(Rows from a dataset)

<<<<

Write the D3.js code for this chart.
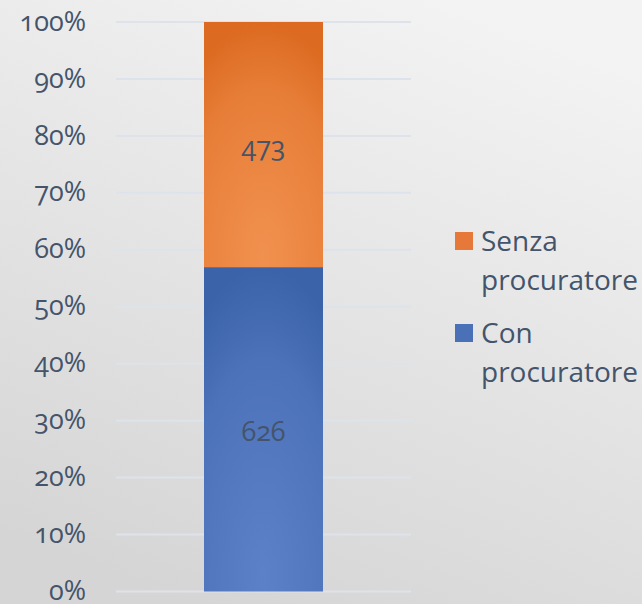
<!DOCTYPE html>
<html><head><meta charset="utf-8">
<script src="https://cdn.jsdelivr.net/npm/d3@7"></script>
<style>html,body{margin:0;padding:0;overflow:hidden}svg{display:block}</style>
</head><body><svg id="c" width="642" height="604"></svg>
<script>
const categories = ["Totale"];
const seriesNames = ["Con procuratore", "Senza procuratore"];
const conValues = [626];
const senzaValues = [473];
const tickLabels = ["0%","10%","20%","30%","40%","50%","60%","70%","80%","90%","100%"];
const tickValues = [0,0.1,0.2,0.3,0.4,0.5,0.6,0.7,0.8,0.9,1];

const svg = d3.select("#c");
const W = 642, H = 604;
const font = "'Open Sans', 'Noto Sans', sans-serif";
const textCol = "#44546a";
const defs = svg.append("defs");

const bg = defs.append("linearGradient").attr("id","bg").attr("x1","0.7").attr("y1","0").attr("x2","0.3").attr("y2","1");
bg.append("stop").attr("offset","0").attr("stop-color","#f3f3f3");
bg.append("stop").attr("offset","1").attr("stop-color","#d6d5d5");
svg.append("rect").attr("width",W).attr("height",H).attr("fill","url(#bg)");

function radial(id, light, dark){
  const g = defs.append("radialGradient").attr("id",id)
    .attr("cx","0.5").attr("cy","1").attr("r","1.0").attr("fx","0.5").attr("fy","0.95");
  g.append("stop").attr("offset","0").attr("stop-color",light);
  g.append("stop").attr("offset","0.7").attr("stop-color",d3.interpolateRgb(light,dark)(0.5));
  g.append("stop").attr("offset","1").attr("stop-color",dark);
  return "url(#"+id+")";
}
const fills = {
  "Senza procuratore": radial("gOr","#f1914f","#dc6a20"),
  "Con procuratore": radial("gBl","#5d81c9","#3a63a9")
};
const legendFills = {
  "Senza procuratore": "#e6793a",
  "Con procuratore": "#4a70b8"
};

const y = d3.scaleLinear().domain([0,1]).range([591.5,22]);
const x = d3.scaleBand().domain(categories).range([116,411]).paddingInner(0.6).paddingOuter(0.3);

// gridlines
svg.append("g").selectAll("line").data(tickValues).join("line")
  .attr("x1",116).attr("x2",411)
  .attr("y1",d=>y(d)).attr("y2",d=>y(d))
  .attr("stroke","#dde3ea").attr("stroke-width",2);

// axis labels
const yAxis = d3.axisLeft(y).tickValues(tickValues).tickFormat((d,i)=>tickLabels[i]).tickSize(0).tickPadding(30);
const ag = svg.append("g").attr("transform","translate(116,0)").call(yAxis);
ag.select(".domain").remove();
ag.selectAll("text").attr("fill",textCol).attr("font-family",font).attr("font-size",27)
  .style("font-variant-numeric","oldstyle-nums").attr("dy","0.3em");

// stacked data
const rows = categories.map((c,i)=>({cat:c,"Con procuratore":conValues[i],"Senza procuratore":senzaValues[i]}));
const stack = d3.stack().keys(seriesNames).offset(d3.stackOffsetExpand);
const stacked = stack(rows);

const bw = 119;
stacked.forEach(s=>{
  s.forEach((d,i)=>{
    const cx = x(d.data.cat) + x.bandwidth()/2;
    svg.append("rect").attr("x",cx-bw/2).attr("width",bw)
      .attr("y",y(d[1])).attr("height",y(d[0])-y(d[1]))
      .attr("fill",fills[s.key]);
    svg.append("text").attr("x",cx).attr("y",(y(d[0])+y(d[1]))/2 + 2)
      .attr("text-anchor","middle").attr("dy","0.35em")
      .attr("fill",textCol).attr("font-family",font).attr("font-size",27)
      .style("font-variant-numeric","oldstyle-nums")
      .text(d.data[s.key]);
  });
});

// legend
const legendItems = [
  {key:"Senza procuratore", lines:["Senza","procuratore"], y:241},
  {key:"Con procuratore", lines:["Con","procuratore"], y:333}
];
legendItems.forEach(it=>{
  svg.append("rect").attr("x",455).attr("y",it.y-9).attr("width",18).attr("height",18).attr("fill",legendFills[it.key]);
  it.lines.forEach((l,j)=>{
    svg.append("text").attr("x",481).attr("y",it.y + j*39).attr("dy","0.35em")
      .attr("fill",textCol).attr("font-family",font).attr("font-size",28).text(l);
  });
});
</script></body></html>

>>>>
<<<<

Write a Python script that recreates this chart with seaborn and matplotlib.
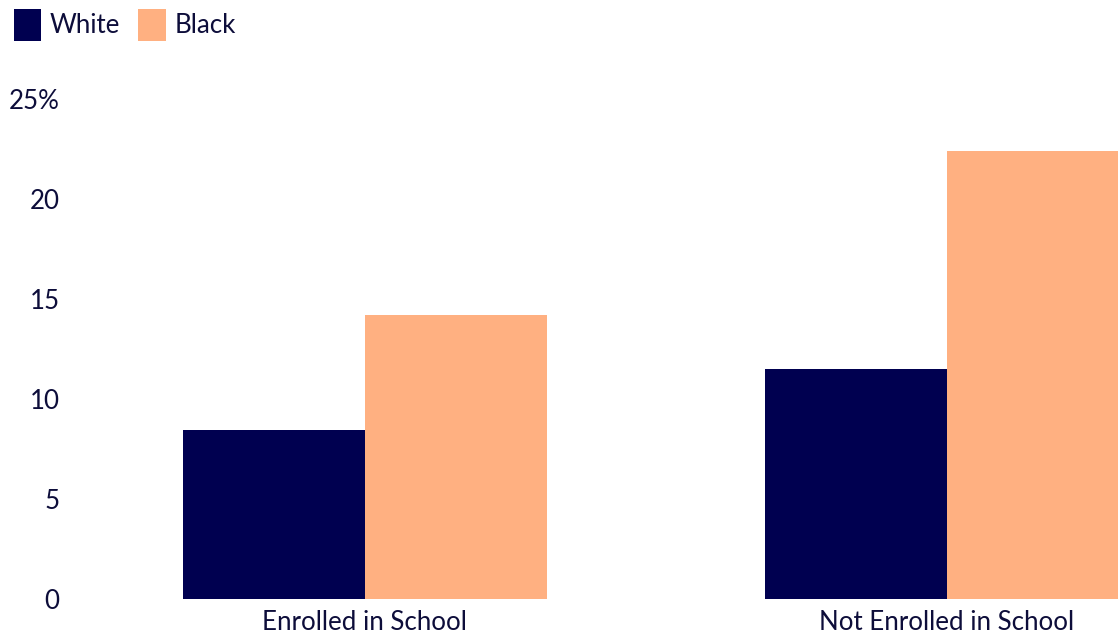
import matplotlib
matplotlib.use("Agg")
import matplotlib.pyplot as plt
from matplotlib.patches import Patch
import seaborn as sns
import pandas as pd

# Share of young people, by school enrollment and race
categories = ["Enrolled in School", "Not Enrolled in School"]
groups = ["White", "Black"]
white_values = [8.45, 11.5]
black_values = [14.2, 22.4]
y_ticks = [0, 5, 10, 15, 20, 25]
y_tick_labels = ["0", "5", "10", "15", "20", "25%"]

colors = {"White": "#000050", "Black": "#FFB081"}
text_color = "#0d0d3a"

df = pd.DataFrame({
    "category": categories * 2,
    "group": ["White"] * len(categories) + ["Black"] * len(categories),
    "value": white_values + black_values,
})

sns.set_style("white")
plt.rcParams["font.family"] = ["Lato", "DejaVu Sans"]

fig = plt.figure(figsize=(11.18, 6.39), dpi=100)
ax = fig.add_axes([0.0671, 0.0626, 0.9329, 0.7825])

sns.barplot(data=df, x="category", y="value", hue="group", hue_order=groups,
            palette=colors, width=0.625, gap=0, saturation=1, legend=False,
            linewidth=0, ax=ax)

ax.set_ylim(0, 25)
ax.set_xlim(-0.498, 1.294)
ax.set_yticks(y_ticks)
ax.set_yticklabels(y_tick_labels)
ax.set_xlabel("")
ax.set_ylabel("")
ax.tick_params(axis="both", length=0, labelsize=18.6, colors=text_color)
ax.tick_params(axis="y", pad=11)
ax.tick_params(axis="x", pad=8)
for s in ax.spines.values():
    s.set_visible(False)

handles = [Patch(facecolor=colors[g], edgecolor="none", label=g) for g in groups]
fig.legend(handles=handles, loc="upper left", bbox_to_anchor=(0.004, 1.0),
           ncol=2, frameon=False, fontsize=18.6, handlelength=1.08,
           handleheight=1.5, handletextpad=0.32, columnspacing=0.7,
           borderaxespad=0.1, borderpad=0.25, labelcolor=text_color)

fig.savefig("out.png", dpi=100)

>>>>

:: Directions ::
From the entries above, extract every line where the word "chart" appears.

:: Final result ::
Write the D3.js code for this chart.
Write a Python script that recreates this chart with seaborn and matplotlib.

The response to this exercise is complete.